The pattern echoes broader trends seen across Asia. In China, for instance, investors have been rotating out of chip stocks amid a deepening market split. And in South Korea, AI chip stocks have surged dramatically, triggering trading curbs. Japan's move fits into a global narrative where AI optimism is real but uneven.
What It Means for Investors
For everyday investors, the key takeaway is that ASML's 2026 targets can ripple into Japan's chip bellwethers within hours. When ASML talks about expanding capacity, markets read it as a sign that chipmakers will keep spending on new factories and upgrades. That spending shows up as orders for wafer-fab equipment and testing gear, so investors quickly reprice companies across the stack—not just ASML.
In Japan, Tokyo Electron and Advantest act as high-sensitivity proxies for global semiconductor investment expectations. They can amplify moves in the tech-heavy Nikkei versus the broader TOPIX when the catalyst originates overseas. But the rotation into financials and the pullback in system developers suggest that not all tech stocks are benefiting equally.
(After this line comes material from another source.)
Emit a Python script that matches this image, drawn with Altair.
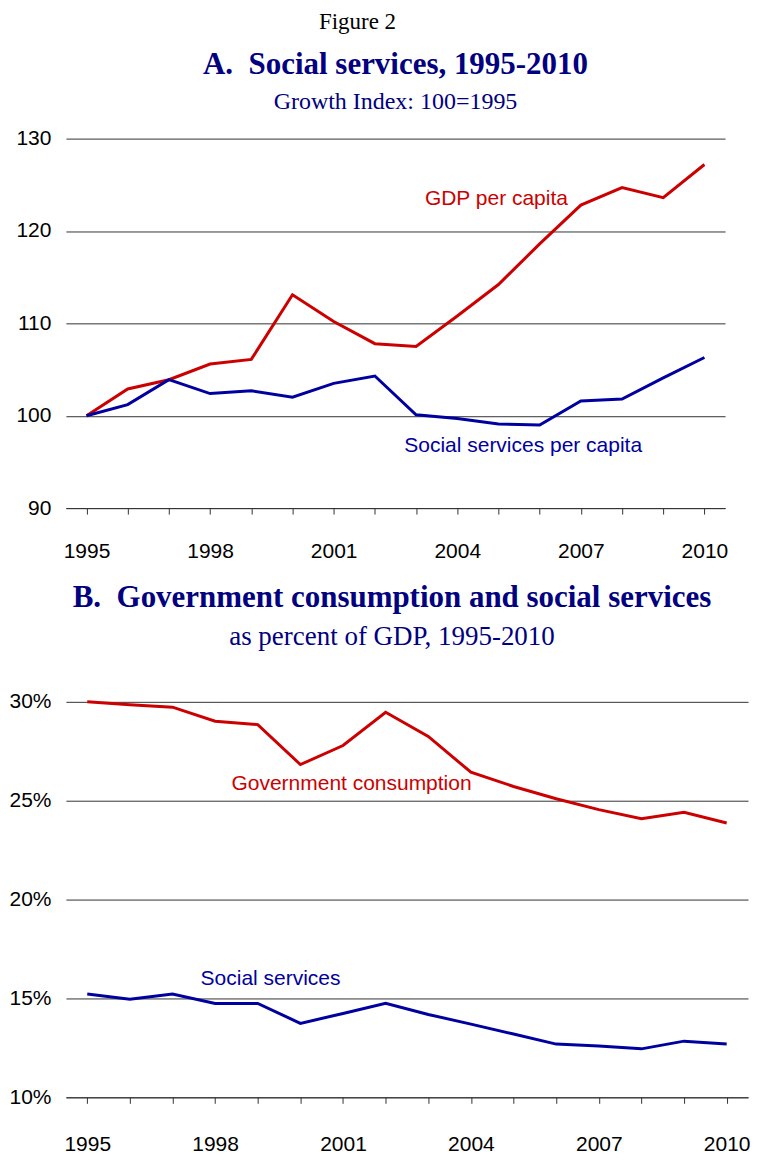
import altair as alt
import pandas as pd

# ---------------- data ----------------
years = list(range(1995, 2011))

# Panel A: growth index, 100 = 1995
gdp_per_capita = [100.0, 102.9, 103.9, 105.6, 106.1, 113.1, 110.2, 107.8,
                  107.5, 110.8, 114.2, 118.6, 122.8, 124.7, 123.6, 127.2]
social_per_capita = [100.0, 101.2, 103.9, 102.4, 102.7, 102.0, 103.5, 104.3,
                     100.1, 99.7, 99.1, 99.0, 101.6, 101.8, 104.1, 106.3]

# Panel B: percent of GDP
gov_consumption = [30.0, 29.85, 29.73, 29.02, 28.85, 26.83, 27.79, 29.47,
                   28.25, 26.44, 25.72, 25.10, 24.55, 24.09, 24.42, 23.87]
social_services = [15.22, 14.96, 15.22, 14.75, 14.75, 13.74, 14.24, 14.75,
                   14.19, 13.70, 13.20, 12.69, 12.59, 12.45, 12.84, 12.69]

seriesA = ["GDP per capita", "Social services per capita"]
seriesB = ["Government consumption", "Social services"]

# series label anchor points (in data units)
labelA_x = [2004.95, 2005.6]
labelA_y = [123.5, 96.7]
labelB_x = [2001.2, 1999.3]
labelB_y = [25.82, 15.96]

yticksA = [90, 100, 110, 120, 130]
yticksB = [10, 15, 20, 25, 30]

# ---------------- styles ----------------
RED = "#CC0000"
BLUE = "#0000A0"
NAVY = "#000080"
SANS = "Liberation Sans"
SERIF = "Liberation Serif"
GRID = "#333333"

# ---------------- tables ----------------
dfA = pd.DataFrame({
    "year": years * 2,
    "value": gdp_per_capita + social_per_capita,
    "series": [seriesA[0]] * len(years) + [seriesA[1]] * len(years),
})
dfB = pd.DataFrame({
    "year": years * 2,
    "value": gov_consumption + social_services,
    "series": [seriesB[0]] * len(years) + [seriesB[1]] * len(years),
})
labA = pd.DataFrame({"year": labelA_x, "value": labelA_y, "series": seriesA})
labB = pd.DataFrame({"year": labelB_x, "value": labelB_y, "series": seriesB})

label_expr = "(datum.value - 1995) % 3 == 0 ? datum.label : ''"


def panel(df, lab, series, yticks, width, height, x_label_pad, y_label_expr, title):
    color = alt.Color("series:N", scale=alt.Scale(domain=series, range=[RED, BLUE]), legend=None)
    x = alt.X("year:Q",
              scale=alt.Scale(domain=[1994.5, 2010.5], nice=False, zero=False),
              axis=alt.Axis(values=years, format="d", labelExpr=label_expr, title=None,
                            grid=False, tickSize=6, labelPadding=x_label_pad,
                            domainColor=GRID, tickColor=GRID))
    y = alt.Y("value:Q",
              scale=alt.Scale(domain=[yticks[0], yticks[-1]], nice=False, zero=False),
              axis=alt.Axis(values=yticks, title=None, grid=True, domain=False, ticks=False,
                            labelPadding=15, minExtent=57,
                            labelExpr=y_label_expr, gridColor=GRID))
    lines = alt.Chart(df).mark_line(strokeWidth=3).encode(x=x, y=y, color=color, detail="series:N")
    texts = alt.Chart(lab).mark_text(font=SANS, fontSize=21, align="center", baseline="middle").encode(
        x=x, y=y, color=color, text="series:N")
    return alt.layer(lines, texts).properties(width=width, height=height, title=title)


titleA = alt.TitleParams(
    text="A.\u00a0\u00a0Social services, 1995-2010",
    subtitle="Growth Index: 100=1995",
    font=SERIF, fontSize=31, fontWeight="bold", color=NAVY,
    subtitleFont=SERIF, subtitleFontSize=24, subtitleColor=NAVY, subtitleFontWeight="normal",
    subtitlePadding=9, offset=13, anchor="middle", frame="group")
titleB = alt.TitleParams(
    text="B.\u00a0\u00a0Government consumption and social services",
    subtitle="as percent of GDP, 1995-2010",
    font=SERIF, fontSize=31, fontWeight="bold", color=NAVY,
    subtitleFont=SERIF, subtitleFontSize=27, subtitleColor=NAVY, subtitleFontWeight="normal",
    subtitlePadding=10, offset=40, anchor="middle", frame="group", dx=-15)

panelA = panel(dfA, labA, seriesA, yticksA, 660, 370, 26, "datum.label", titleA)
panelB = panel(dfB, labB, seriesB, yticksB, 683, 396, 30, "datum.value + '%'", titleB)

chart = alt.vconcat(panelA, panelB, spacing=21, center=False, bounds="full").resolve_scale(
    color="independent"
).properties(
    title=alt.TitleParams("Figure 2", font=SERIF, fontSize=23, fontWeight="normal",
                          color="black", anchor="middle", offset=15, dx=-22),
    padding={"left": 0, "top": 2, "right": 0, "bottom": 0},
).configure_view(stroke=None).configure_axis(
    labelFont=SANS, labelFontSize=21, labelColor="black"
)

chart.save("out.html", embed_options={"renderer": "svg", "actions": False})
Investors should also keep an eye on the broader macro backdrop. The rally was partly fueled by a cooler-than-expected US inflation reading, which eased fears of aggressive rate hikes. That helped Asian stocks rally broadly. However, the debate over whether AI stocks can sustain their momentum remains unresolved. As Matsumoto noted, relief is not the same as conviction.
For now, the Nikkei's gain is a reminder that semiconductor stocks remain sensitive to global demand signals, but the market is also pricing in risks—from sector rotation to earnings disappointments in other tech areas. Investors watching Japan should monitor both the chip cycle and the broader economic data that drives sentiment.